Lawrence of Arabia: The Authorised Biography of T. E. Lawrence
- U.S. edition (Atheneum)
- Author: Jeremy Wilson
- Language: English
- Genre: Biography
- Publisher: William Heinemann
- Publication date: 1989
- Publication place: United Kingdom
- Media type: Hardcover
- Pages: 1188
- ISBN: 978-0-434-87235-0
- OCLC: 21972900
- Dewey Decimal: 940.4/15/092 B 20
- LC Class: D568.4.L45 W55 1989

= Lawrence of Arabia: The Authorised Biography of T. E. Lawrence =

1989 book by Jeremy Wilson

Lawrence of Arabia: The Authorised Biography of T. E. Lawrence is a book by Jeremy Wilson about the noted historic figure T. E. Lawrence ("Lawrence of Arabia"), who helped lead the Arab Revolt against the Ottoman Empire during World War I. It was published in 1989, first by William Heinemann Ltd., London, then in the United States by Atheneum, New York.

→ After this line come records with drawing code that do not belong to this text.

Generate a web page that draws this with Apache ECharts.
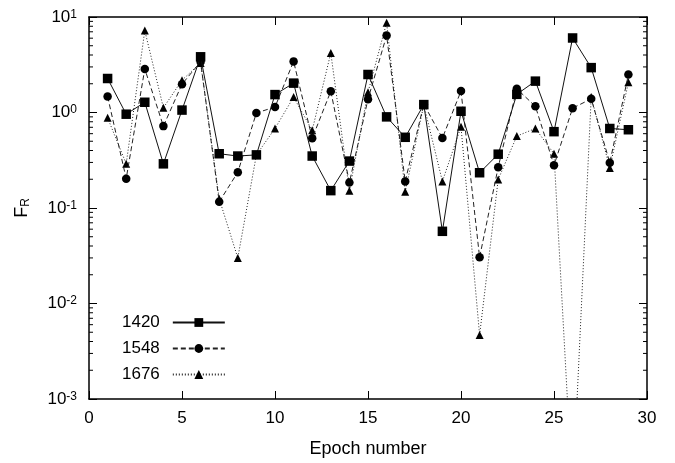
<!DOCTYPE html>
<html>
<head>
<meta charset="utf-8">
<script src="https://cdn.jsdelivr.net/npm/echarts@6/dist/echarts.min.js"></script>
<style>html,body{margin:0;padding:0;background:#fff}#c{width:675px;height:463px}</style>
</head>
<body>
<div id="c"></div>
<script>
const epochs = [1,2,3,4,5,6,7,8,9,10,11,12,13,14,15,16,17,18,19,20,21,22,23,24,25,26,27,28,29];
const s1420 = [2.27,0.96,1.28,0.29,1.06,3.83,0.37,0.35,0.36,1.54,2.03,0.35,0.152,0.31,2.5,0.90,0.55,1.21,0.057,1.03,0.234,0.366,1.55,2.13,0.63,6.03,2.95,0.68,0.66];
const s1548 = [1.47,0.203,2.86,0.72,1.98,3.4,0.116,0.237,0.99,1.14,3.43,0.536,1.67,0.185,1.38,6.4,0.19,1.22,0.54,1.68,0.0305,0.267,1.77,1.16,0.28,1.11,1.39,0.298,2.5];
const s1676 = [0.88,0.29,7.2,1.12,2.18,3.3,0.125,0.030,0.36,0.68,1.45,0.65,4.2,0.152,1.63,8.7,0.148,1.2,0.19,0.71,0.00467,0.199,0.566,0.68,0.37,0.0001,1.45,0.262,2.07];
const seriesNames = ['1420','1548','1676'];
const xTicks = [0,5,10,15,20,25,30];
const yDecades = [0.001,0.01,0.1,1,10];

const minorTicks = [];
for (let i = 0; i < yDecades.length - 1; i++) {
  for (let m = 2; m <= 9; m++) minorTicks.push([0, yDecades[i] * m]);
}
const pair = arr => epochs.map((e, i) => [e, arr[i]]);

const FONT = 'Liberation Sans';
const chart = echarts.init(document.getElementById('c'), null, {renderer: 'canvas'});
chart.setOption({
  animation: false,
  backgroundColor: '#fff',
  textStyle: {fontFamily: FONT, color: '#000'},
  grid: {left: 89, right: 28, top: 17, bottom: 59, containLabel: false},
  legend: {
    orient: 'vertical',
    left: 117, top: 309,
    align: 'right',
    itemWidth: 52, itemHeight: 11, itemGap: 9,
    textStyle: {fontFamily: FONT, fontSize: 17, color: '#000', padding: [0, 8, 0, 0]},
    data: seriesNames
  },
  xAxis: [{
    type: 'value', min: 0, max: 30, interval: 5,
    name: 'Epoch number', nameLocation: 'middle', nameGap: 41,
    nameTextStyle: {fontFamily: FONT, fontSize: 18, color: '#000'},
    axisLine: {show: true, onZero: false, lineStyle: {color: '#000', width: 1.5}},
    axisTick: {show: true, inside: true, length: 8, lineStyle: {color: '#000', width: 1}},
    axisLabel: {fontFamily: FONT, fontSize: 17, color: '#000', margin: 11},
    splitLine: {show: false}
  }, {
    type: 'value', min: 0, max: 30, interval: 5, position: 'top',
    axisLine: {show: true, onZero: false, lineStyle: {color: '#000', width: 1.5}},
    axisTick: {show: true, inside: true, length: 8, lineStyle: {color: '#000', width: 1}},
    axisLabel: {show: false}, splitLine: {show: false}
  }],
  yAxis: [{
    type: 'log', logBase: 10, min: 0.001, max: 10, splitNumber: 4,
    name: '{f|F}{r|R}', nameLocation: 'middle', nameGap: 46, nameRotate: 90,
    nameTextStyle: {
      rich: {
        f: {fontFamily: FONT, fontSize: 18, lineHeight: 18, color: '#000', verticalAlign: 'top', padding: [0, 0, 5, 0]},
        r: {fontFamily: FONT, fontSize: 12, lineHeight: 12, color: '#000', verticalAlign: 'bottom'}
      }
    },
    axisLine: {show: true, onZero: false, lineStyle: {color: '#000', width: 1.5}},
    axisTick: {show: true, inside: true, length: 8, lineStyle: {color: '#000', width: 1}},
    axisLabel: {
      margin: 12,
      formatter: v => '{b|10}{s|' + Math.round(Math.log10(v)) + '}',
      rich: {
        b: {fontFamily: FONT, fontSize: 17, lineHeight: 17, color: '#000', verticalAlign: 'bottom', padding: [4, 0, 0, 0]},
        s: {fontFamily: FONT, fontSize: 12, lineHeight: 12, color: '#000', verticalAlign: 'top'}
      }
    },
    splitLine: {show: false}
  }, {
    type: 'log', logBase: 10, min: 0.001, max: 10, splitNumber: 4, position: 'right',
    axisLine: {show: true, onZero: false, lineStyle: {color: '#000', width: 1.5}},
    axisTick: {show: true, inside: true, length: 8, lineStyle: {color: '#000', width: 1}},
    axisLabel: {show: false}, splitLine: {show: false}
  }],
  series: [{
    name: '1420', type: 'line', data: pair(s1420), z: 5,
    symbol: 'rect', symbolSize: 9.5,
    lineStyle: {color: '#111', width: 1, type: 'solid'},
    itemStyle: {color: '#000'}, clip: true
  }, {
    name: '1548', type: 'line', data: pair(s1548), z: 4,
    symbol: 'circle', symbolSize: 8.5,
    lineStyle: {color: '#222', width: 1, type: [5, 3]},
    itemStyle: {color: '#000'}, clip: true
  }, {
    name: '1676', type: 'line', data: pair(s1676), z: 3,
    symbol: 'triangle', symbolSize: 8,
    lineStyle: {color: '#222', width: 1, type: [1, 2]},
    itemStyle: {color: '#000'}, clip: true
  }, {
    type: 'custom', silent: true, z: 10,
    data: minorTicks, encode: {x: 0, y: 1},
    renderItem: (params, api) => {
      const v = api.value(1);
      const pl = api.coord([0, v]);
      const pr = api.coord([30, v]);
      return {type: 'group', children: [
        {type: 'line', shape: {x1: pl[0], y1: pl[1], x2: pl[0] + 4, y2: pl[1]}, style: {stroke: '#000', lineWidth: 1}},
        {type: 'line', shape: {x1: pr[0], y1: pr[1], x2: pr[0] - 4, y2: pr[1]}, style: {stroke: '#000', lineWidth: 1}}
      ]};
    }
  }]
});
</script>
</body>
</html>
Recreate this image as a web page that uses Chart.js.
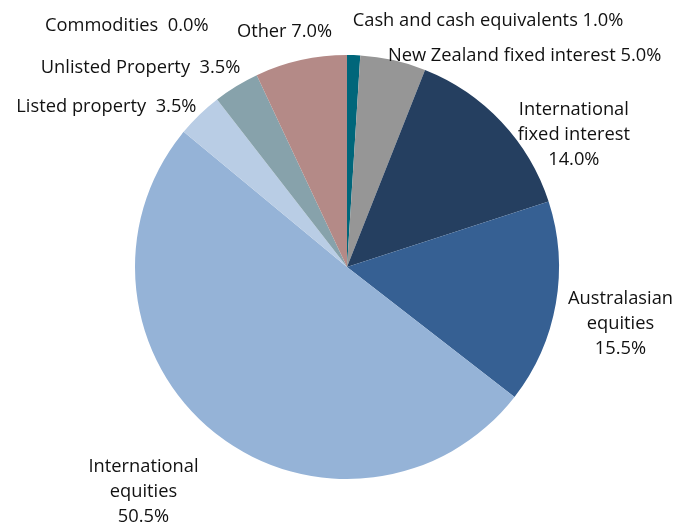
<!DOCTYPE html>
<html>
<head>
<meta charset="utf-8">
<script src="https://cdn.jsdelivr.net/npm/chart.js@4"></script>
<style>
  html, body { margin: 0; padding: 0; background: #fff; }
  #wrap { width: 700px; height: 525px; }
</style>
</head>
<body>
<div id="wrap"><canvas id="pie"></canvas></div>
<script>
// data
const labels = [
	'Cash and cash equivalents',
	'New Zealand fixed interest',
	'International fixed interest',
	'Australasian equities',
	'International equities',
	'Listed property',
	'Unlisted Property',
	'Commodities',
	'Other'
];
const values = [1.0, 5.0, 14.0, 15.5, 50.5, 3.5, 3.5, 0.0, 7.0];
const colors = ['#00667A', '#969696', '#253F60', '#366093', '#95B3D7', '#B9CDE5', '#87A2AB', '#4F81BD', '#B48A87'];

// label text lines and position (relative to pie centre, in units of radius)
const labelLines = [
	[l => l + ' ' + v(0)],
	[l => l + ' ' + v(1)],
	['International', 'fixed interest', 2],
	['Australasian', 'equities', 3],
	['International', 'equities', 4],
	[l => l + '  ' + v(5)],
	[l => l + '  ' + v(6)],
	[l => l + '  ' + v(7)],
	[l => l + ' ' + v(8)]
];
function v(i) { return values[i].toFixed(1) + '%'; }

const labelSpots = [
	{ x: 0.027, y: -1.16, align: 'left' },
	{ x: 0.193, y: -0.995, align: 'left' },
	{ x: 1.07, y: -0.625, align: 'center' },
	{ x: 1.29, y: 0.27, align: 'center' },
	{ x: -0.96, y: 1.06, align: 'center' },
	{ x: -0.71, y: -0.755, align: 'right' },
	{ x: -0.503, y: -0.94, align: 'right' },
	{ x: -0.653, y: -1.14, align: 'right' },
	{ x: -0.07, y: -1.11, align: 'right' }
];

const outsideLabels = {
	id: 'outsideLabels',
	afterDraw(chart) {
		const ctx = chart.ctx;
		const arc = chart.getDatasetMeta(0).data[0];
		const cx = arc.x, cy = arc.y, r = arc.outerRadius;
		ctx.save();
		ctx.fillStyle = '#111';
		ctx.font = '18.3px "Open Sans"';
		ctx.textBaseline = 'middle';
		labels.forEach((lab, i) => {
			const spot = labelSpots[i];
			const def = labelLines[i];
			let lines;
			if (typeof def[0] === 'function') {
				lines = [def[0](lab)];
			} else {
				lines = [def[0], def[1], v(def[2])];
			}
			ctx.textAlign = spot.align;
			const x = cx + spot.x * r;
			const y0 = cy + spot.y * r - (lines.length - 1) * 12.5;
			lines.forEach((t, j) => ctx.fillText(t, x, y0 + j * 25));
		});
		ctx.restore();
	}
};

const config_pie = {
	type: 'pie',
	data: {
		labels: labels,
		datasets: [{
			data: values,
			backgroundColor: colors,
			borderWidth: 0
		}]
	},
	options: {
		responsive: true,
		maintainAspectRatio: false,
		animation: false,
		layout: {
			padding: { left: 135, right: 141, top: 55, bottom: 46 }
		},
		plugins: {
			legend: { display: false },
			title: { display: false },
			tooltip: { enabled: false }
		}
	},
	plugins: [outsideLabels]
};

const pie = new Chart(document.getElementById('pie'), config_pie);
</script>
</body>
</html>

Michael Coren in the Toronto Star described this as "an unremarkable book", but it was named as one of the 14 best books of 1990 by The New York Times. Nigel Nicolson, reviewing for The New York Times, wrote "This biography will endure beside Seven Pillars as his monument, and any future book about T. E. Lawrence will be but a commentary on it."